Planning for resilience

Beyond cost and waste, data driven procurement supports resilience in an increasingly volatile market. Supply chain disruption, regulatory change and labour constraints all place pressure on procurement teams to anticipate risk.

Ahern highlights the importance of balancing availability with financial discipline. Inventory data, demand forecasting and supplier reliability metrics allow procurement teams to maintain service levels without carrying excess stock that ties up capital and increases waste risk.

This balance grows more critical as sustainability targets tighten and reporting requirements expand. Accurate data underpins credible ESG (environmental, social and governance) claims and protects organisations from reputational risk associated with unsupported sustainability claims or opaque supply chains. When data underpins reporting, procurement teams gain confidence that what is promised externally reflects what happens operationally, reducing exposure while strengthening credibility.

Procurement teams equipped with strong data capabilities also gain predictive power. Trend analysis supports forward planning and allows organisations to adapt product mixes, adjust service models and respond to emerging regulatory or client expectations with clarity rather than urgency.

The discipline behind better decisions

Seen through a broader lens, data before dollars speaks to organisational discipline as much as technological capability. It asks leaders to interrogate habit, reassess inherited practices and trust evidence, even when it unsettles long-held assumptions.

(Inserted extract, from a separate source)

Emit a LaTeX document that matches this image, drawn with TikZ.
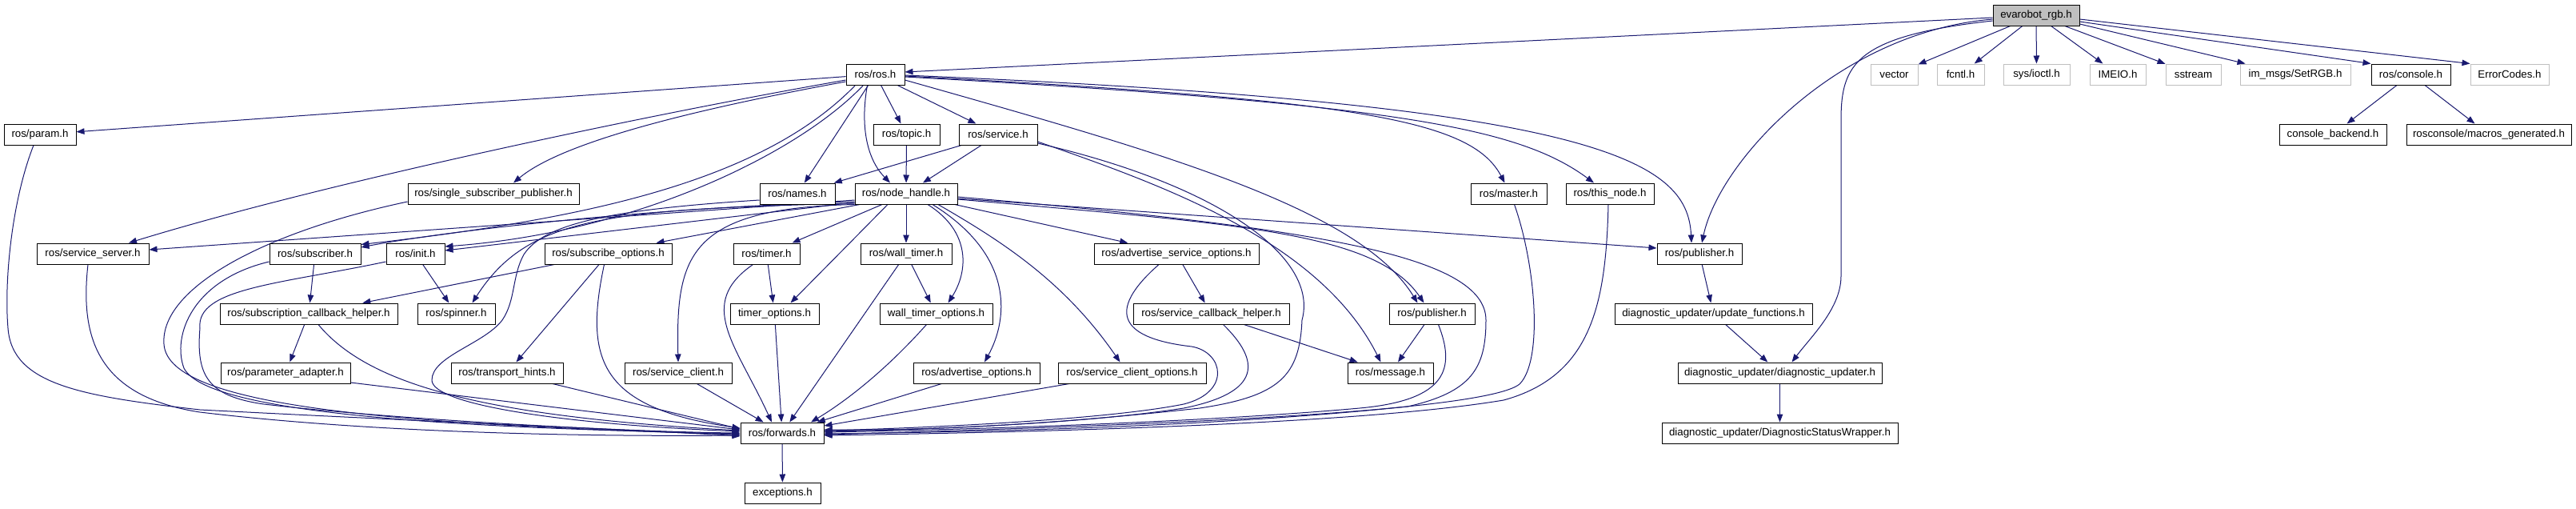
\documentclass[tikz,border=0pt]{standalone}
\usepackage{fontspec}
\setmainfont{Liberation Sans}
\usetikzlibrary{arrows.meta}
\definecolor{dblue}{HTML}{191970}
\definecolor{lgray}{HTML}{BFBFBF}
\pgfdeclarelayer{background}
\pgfsetlayers{background,main}
\tikzset{
 box/.style={draw=black, line width=1pt, fill=white, minimum height=26pt, inner sep=0pt, font=\fontsize{13.3}{15}\selectfont},
 undoc/.style={draw=lgray},
 rootnode/.style={fill=lgray},
 dep/.style={draw=dblue, line width=1pt, -{Triangle[length=10pt,width=7.5pt]}},
}
\newcommand\mknode[6][]{\node[box,#1,minimum width=#5pt] (#2) at (#3,#4) {#6};}
\begin{document}
\begin{tikzpicture}[x=1pt,y=-1pt]
\useasboundingbox (0,0) rectangle (3221,635);
% nodes
\mknode[rootnode]{evr}{2546}{19}{108}{evarobot\_rgb.h}
\mknode{ros}{1094.5}{93}{73}{ros/ros.h}
\mknode[undoc]{vec}{2368.5}{93}{59}{vector}
\mknode[undoc]{fcn}{2451.5}{93}{59}{fcntl.h}
\mknode[undoc]{ioc}{2546.5}{93}{83}{sys/ioctl.h}
\mknode[undoc]{ime}{2648}{93}{70}{IMEIO.h}
\mknode[undoc]{sst}{2742.5}{93}{69}{sstream}
\mknode[undoc]{srgb}{2870}{93}{138}{im\_msgs/SetRGB.h}
\mknode{con}{3014.5}{93}{99}{ros/console.h}
\mknode[undoc]{err}{3138}{93}{98}{ErrorCodes.h}
\mknode{par}{50}{168}{90}{ros/param.h}
\mknode{top}{1133.5}{168}{83}{ros/topic.h}
\mknode{srv}{1248}{168}{98}{ros/service.h}
\mknode{cbk}{2917}{168}{134}{console\_backend.h}
\mknode{mac}{3112}{168}{206}{rosconsole/macros\_generated.h}
\mknode{ssp}{617}{242}{214}{ros/single\_subscriber\_publisher.h}
\mknode{nam}{997}{242}{94}{ros/names.h}
\mknode{nh}{1133}{242}{128}{ros/node\_handle.h}
\mknode{mas}{1886.5}{242}{95}{ros/master.h}
\mknode{thn}{2013}{242}{110}{ros/this\_node.h}
\mknode{ssv}{116}{317}{140}{ros/service\_server.h}
\mknode{sub}{394}{317}{114}{ros/subscriber.h}
\mknode{ini}{519.5}{317}{73}{ros/init.h}
\mknode{sop}{760.5}{317}{159}{ros/subscribe\_options.h}
\mknode{tim}{958.5}{317}{83}{ros/timer.h}
\mknode{wtm}{1133}{317}{114}{ros/wall\_timer.h}
\mknode{aso}{1471}{317}{206}{ros/advertise\_service\_options.h}
\mknode{puba}{2125}{317}{106}{ros/publisher.h}
\mknode{sch}{386}{392}{222}{ros/subscription\_callback\_helper.h}
\mknode{spn}{570.5}{392}{97}{ros/spinner.h}
\mknode{tmo}{968.5}{392}{111}{timer\_options.h}
\mknode{wto}{1170.5}{392}{141}{wall\_timer\_options.h}
\mknode{scb}{1514.5}{392}{195}{ros/service\_callback\_helper.h}
\mknode{pubb}{1790.5}{392}{107}{ros/publisher.h}
\mknode{upf}{2142.5}{392}{247}{diagnostic\_updater/update\_functions.h}
\mknode{pad}{357}{466}{162}{ros/parameter\_adapter.h}
\mknode{thi}{634}{466}{140}{ros/transport\_hints.h}
\mknode{scl}{848}{466}{134}{ros/service\_client.h}
\mknode{ado}{1221}{466}{158}{ros/advertise\_options.h}
\mknode{sco}{1415.5}{466}{185}{ros/service\_client\_options.h}
\mknode{msg}{1738.5}{466}{107}{ros/message.h}
\mknode{dup}{2225.5}{466}{255}{diagnostic\_updater/diagnostic\_updater.h}
\mknode{fwd}{978}{541}{104}{ros/forwards.h}
\mknode{dsw}{2225.5}{541}{295}{diagnostic\_updater/DiagnosticStatusWrapper.h}
\mknode{exc}{978.5}{616}{95}{exceptions.h}
\begin{pgfonlayer}{background}
\fill[white] (0,0) rectangle (3221,635);
% evarobot_rgb.h
\draw[dep] ([yshift=-3pt]evr.west) -- ([yshift=3pt]ros.east);
\draw[dep] (evr) -- (vec);
\draw[dep] (evr) -- (fcn);
\draw[dep] (evr) -- (ioc);
\draw[dep] (evr) -- (ime);
\draw[dep] (evr) -- (sst);
\draw[dep] ([yshift=-11pt]evr.east) -- ([xshift=7pt]srgb.north west);
\draw[dep] ([yshift=-8pt]evr.east) -- (con.north west);
\draw[dep] ([yshift=-5pt]evr.east) -- (err.north west);
\draw[dep] ([yshift=-5pt]evr.west) .. controls (2300,40) and (2150,200) .. ([xshift=3pt]puba.north);
\draw[dep] ([yshift=-7pt]evr.west) .. controls (2320,45) and (2302,80) .. (2302,150) -- (2302,345) .. controls (2302,385) and (2265,420) .. ([xshift=15pt]dup.north);
\draw[dep] (con) -- (cbk);
\draw[dep] (con) -- (mac);
% ros/ros.h
\draw[dep] (ros) -- (par);
\draw[dep] (ros) -- (top);
\draw[dep] (ros) -- (srv);
\draw[dep] (ros) -- (nam);
\draw[dep] ([xshift=-10pt]ros.south) .. controls (1075,160) and (1085,200) .. ([xshift=-20pt]nh.north);
\draw[dep] ([yshift=-7pt]ros.west) .. controls (800,145) and (400,230) .. ([xshift=45pt]ssv.north);
\draw[dep] ([yshift=-9pt]ros.west) .. controls (850,140) and (700,180) .. ([xshift=25pt]ssp.north);
\draw[dep] ([xshift=-25pt]ros.south) .. controls (950,230) and (720,275) .. ([yshift=-2pt]sub.north east);
\draw[dep] ([xshift=-15pt]ros.south) .. controls (1000,190) and (800,290) .. ([yshift=9pt]ini.east);
\draw[dep] ([yshift=-2pt]ros.east) .. controls (1700,125) and (1840,150) .. ([xshift=-5pt]mas.north);
\draw[dep] ([yshift=-3pt]ros.east) .. controls (1750,130) and (1900,160) .. ([xshift=-20pt]thn.north);
\draw[dep] ([yshift=-1pt]ros.east) .. controls (2000,130) and (2110,200) .. ([xshift=-10pt]puba.north);
\draw[dep] ([yshift=-7pt]ros.east) .. controls (1450,190) and (1700,260) .. ([xshift=-18pt]pubb.north);
% ros/service.h, ros/topic.h
\draw[dep] (srv) -- (nam);
\draw[dep] (srv) -- (nh);
\draw[dep] (top) -- (nh);
\draw[dep] ([yshift=-9pt]srv.east) .. controls (1450,230) and (1650,300) .. ([xshift=-12pt]msg.north);
\draw[dep] ([yshift=-11pt]srv.east) .. controls (1520,230) and (1650,320) .. (1628,400) .. controls (1625,470) and (1600,495) .. (1500,510) .. controls (1300,532) and (1150,538) .. ([yshift=4pt]fwd.east);
% ros/node_handle.h
\draw[dep] ([yshift=-8pt]nh.west) -- ([yshift=5pt]ssv.east);
\draw[dep] ([yshift=-10pt]nh.west) .. controls (800,260) and (550,290) .. ([yshift=8pt]sub.east);
\draw[dep] ([yshift=-11pt]nh.west) -- ([yshift=4pt]ini.east);
\draw[dep] ([yshift=-12pt]nh.west) .. controls (760,262) and (660,270) .. ([xshift=20pt]spn.north);
\draw[dep] ([xshift=-58pt]nh.south) -- ([xshift=60pt]sop.north);
\draw[dep] ([xshift=-30pt]nh.south) -- ([xshift=32pt]tim.north);
\draw[dep] ([xshift=-23pt]nh.south) -- ([xshift=20pt]tmo.north);
\draw[dep] (nh) -- (wtm);
\draw[dep] ([xshift=27pt]nh.south) .. controls (1215,290) and (1210,340) .. ([xshift=15pt]wto.north);
\draw[dep] ([xshift=33pt]nh.south) .. controls (1270,320) and (1260,400) .. ([xshift=10pt]ado.north);
\draw[dep] ([xshift=40pt]nh.south) .. controls (1250,300) and (1330,350) .. ([xshift=-15pt]sco.north);
\draw[dep] (nh.south west) .. controls (860,260) and (845,320) .. (scl.north);
\draw[dep] (nh) -- (aso);
\draw[dep] ([yshift=-6pt]nh.east) -- ([yshift=7pt]puba.west);
\draw[dep] ([yshift=-7pt]nh.east) .. controls (1550,280) and (1720,290) .. ([xshift=-10pt]pubb.north);
\draw[dep] ([yshift=-4pt]nh.east) .. controls (1650,285) and (1858,320) .. (1858,400) .. controls (1858,460) and (1840,490) .. (1760,508) .. controls (1500,535) and (1200,540) .. ([yshift=-1pt]fwd.east);
% ros/names.h
\draw[dep] ([yshift=-8pt]nam.west) .. controls (760,262) and (680,280) .. (655,318) .. controls (640,345) and (645,375) .. (628,400) .. controls (605,430) and (540,445) .. (540,475) .. controls (540,505) and (700,530) .. ([yshift=2pt]fwd.west);
% left column
\draw[dep] ([xshift=-8pt]par.south) .. controls (15,250) and (5,350) .. (10,410) .. controls (15,480) and (100,495) .. (250,512) .. controls (600,530) and (800,537) .. ([yshift=-4pt]fwd.west);
\draw[dep] ([xshift=-6pt]ssv.south) .. controls (100,420) and (120,495) .. (250,515) .. controls (500,545) and (800,545) .. ([yshift=-3pt]fwd.west);
\draw[dep] ([yshift=-10pt]ssp.west) .. controls (330,290) and (200,360) .. (205,430) .. controls (210,510) and (500,530) .. ([yshift=-2pt]fwd.west);
\draw[dep] ([yshift=-10pt]sub.west) .. controls (240,350) and (215,420) .. (230,460) .. controls (260,520) and (600,535) .. ([yshift=-1pt]fwd.west);
\draw[dep] ([yshift=-10pt]ini.west) .. controls (350,355) and (245,360) .. (250,410) .. controls (245,470) and (260,495) .. (330,505) .. controls (500,525) and (800,540) .. (fwd.west);
\draw[dep] ([xshift=12pt]sch.south) .. controls (460,480) and (600,520) .. ([yshift=3pt]fwd.west);
\draw[dep] (sch) -- (pad);
\draw[dep] (sub) -- (sch);
\draw[dep] (sop) -- (sch);
\draw[dep] (ini) -- (spn);
\draw[dep] (sop) -- (thi);
\draw[dep] ([xshift=-5pt]sop.south) .. controls (730,450) and (750,510) .. ([yshift=6pt]fwd.west);
\draw[dep] ([yshift=-12pt]pad.east) -- ([yshift=4pt]fwd.west);
\draw[dep] ([xshift=57pt]thi.south) -- ([yshift=5pt]fwd.west);
\draw[dep] (scl) -- (fwd);
% timers
\draw[dep] (tim) -- (tmo);
\draw[dep] ([xshift=-17pt]tim.south) .. controls (870,380) and (920,430) .. ([xshift=-13pt]fwd.north);
\draw[dep] (tmo) -- (fwd);
\draw[dep] (wtm) -- (wto);
\draw[dep] (wtm) -- (fwd);
\draw[dep] ([xshift=-12pt]wto.south) .. controls (1110,460) and (1060,500) .. ([xshift=36pt]fwd.north);
\draw[dep] (ado) -- (fwd);
\draw[dep] (sco) -- (fwd);
% services / publishers
\draw[dep] (aso) -- (scb);
\draw[dep] ([xshift=-22pt]aso.south) .. controls (1370,400) and (1420,425) .. (1490,433) .. controls (1530,440) and (1540,490) .. (1480,505) .. controls (1380,525) and (1150,535) .. ([yshift=3pt]fwd.east);
\draw[dep] (scb) -- (msg);
\draw[dep] ([xshift=15pt]scb.south) .. controls (1575,450) and (1580,490) .. (1480,510) .. controls (1350,530) and (1150,537) .. ([yshift=2pt]fwd.east);
\draw[dep] (pubb) -- (msg);
\draw[dep] ([xshift=8pt]pubb.south) .. controls (1820,460) and (1810,500) .. (1700,510) .. controls (1500,528) and (1200,537) .. ([yshift=1pt]fwd.east);
\draw[dep] ([xshift=7pt]mas.south) .. controls (1920,330) and (1930,450) .. (1900,480) .. controls (1850,520) and (1300,535) .. ([yshift=-2pt]fwd.east);
\draw[dep] ([xshift=-2pt]thn.south) .. controls (2008,380) and (1990,470) .. (1880,500) .. controls (1700,530) and (1300,540) .. ([yshift=-3pt]fwd.east);
\draw[dep] (fwd) -- (exc);
% diagnostic_updater
\draw[dep] (puba) -- (upf);
\draw[dep] (upf) -- (dup);
\draw[dep] (dup) -- (dsw);
\end{pgfonlayer}
\end{tikzpicture}
\end{document}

Within the cleaning and hygiene sector, that discipline increasingly defines what leadership looks like in practice. Organisations investing in data literacy, transparent systems and evidence-led procurement frameworks gain clearer control over spend while strengthening credibility across operations and client relationships.

In an environment shaped by scrutiny and rising expectation, procurement decisions anchored in real world usage deliver certainty. Dollars still matter, but data now decides where they go.